After watching the newly-posted webcast of the June 1 oral argument in the eminent domain case (Kaur v. N.Y.S. Urban Development Corp.) at the Court of Appeals regarding the Columbia University expansion, I've expanded and amended my original post, which was based solely on an audio file.

The 40-minute argument is well worth watching. Empire State Development Corporation (ESDC) attorney John Casolaro, cerebral and persistent, seemed aggrieved when he had to defend weaker positions. The property owners' attorney, Norman Siegel, was about as passionate as you can get in the relatively restrained confines of an appellate court.

Chief Judge Jonathan Lippman, with the help of a few colleagues, did a good job ensuring that the major issues got highlighted. (The Atlantic Yards oral argument got bogged down in places, by contrast.)

And Judge Robert Smith, the dissenter in the AY case (Goldstein v. N.Y.S. Urban Development Corp.), more than once played devil's advocate, challenging Siegel to convince him to vote to overturn that very recent precedent, set last November nine days before the Appellate Division, in a split decision, ruled against the ESDC in the Columbia case.

And I can offer a few more observations and predictions.

Will the Court reverse the Appellate Division's surprising decision not to grant deference to the ESDC's finding of blight?

Well, even Smith reminded Siegel that the Atlantic Yards case stands "for the proposition that we'll defer to the agency to a considerable extent."

So, how could Siegel get around that?

He said there was bad faith in regard to the way the ESDC went about hiring environmental consultants--one of which worked simultaneously for Columbia--and the arbitrary standards used by those consultants to determine blight.

That sounds like a strong argument.

Yes, but Smith noted that the "Atlantic Yards people" said the project was "all a set-up for Ratner, that he picked out the area. And when he asked Siegel if it was any different, Siegel didn't quite answer.

Will the court follow Siegel's standards?

Maybe in part, but unlikely in whole. He said those doing blight studies must be independent and neutral, and the study must be done before a project is launched. Had the court believed in the latter rule, it would've ruled in favor of the plaintiffs in the Atlantic Yards case.

So on what issue will the case turn?

Quite likely how closely the court is willing to look at the allegations of bad faith. It didn't do so in the case of Atlantic Yards. There's more evidence in the Columbia case, but is that a difference of degree or kind?

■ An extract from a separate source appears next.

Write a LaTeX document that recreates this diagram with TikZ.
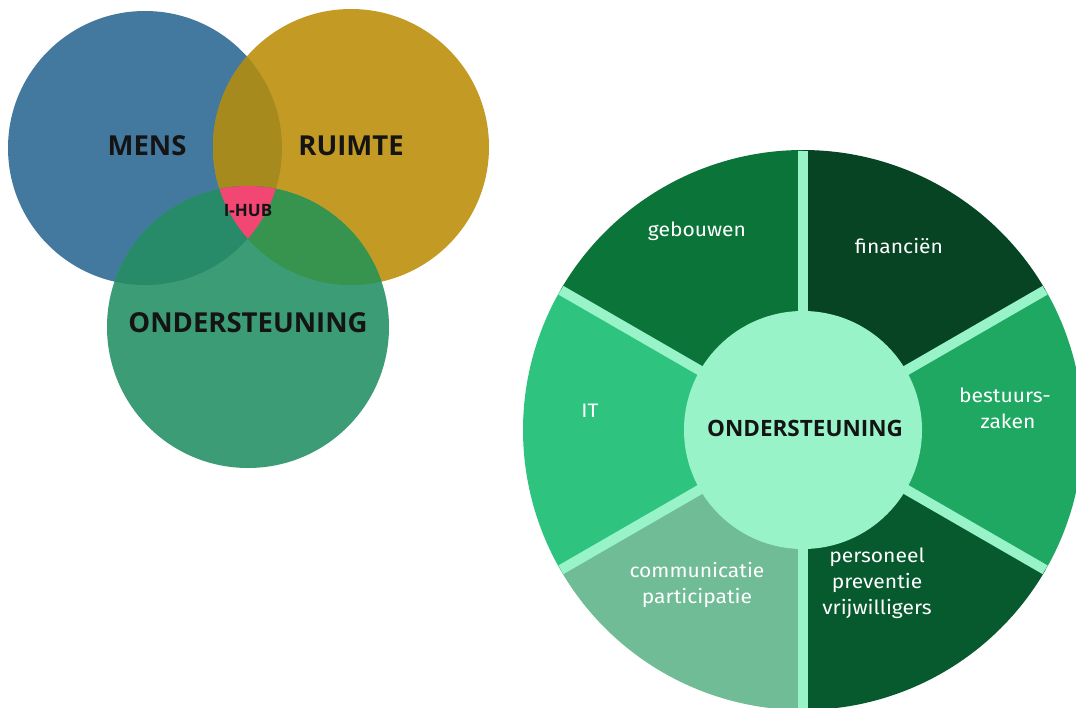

In the the legal blog of the Albany Government Law Review, one student contributor suggests that Kaur "could be the long invoked hypothetical case by the Court of Appeals that would justify a judicial halt to the condemnation proceedings even if the taking meets constitutional mandates."

Also, there's the issue of the ESDC's denial of several Freedom of Information Law (FOIL) requests, an issue on which the Court of Appeals has previously supported the petitioners in the Columbia case.

What was Siegel's least credible moment?

When he claimed, "I’m not that familiar with the record in Atlantic Yards."

What was Siegel's strongest moment?

When he cited a memo from an ESDC lawyer that stated, We are going to manufacture support for condemnation.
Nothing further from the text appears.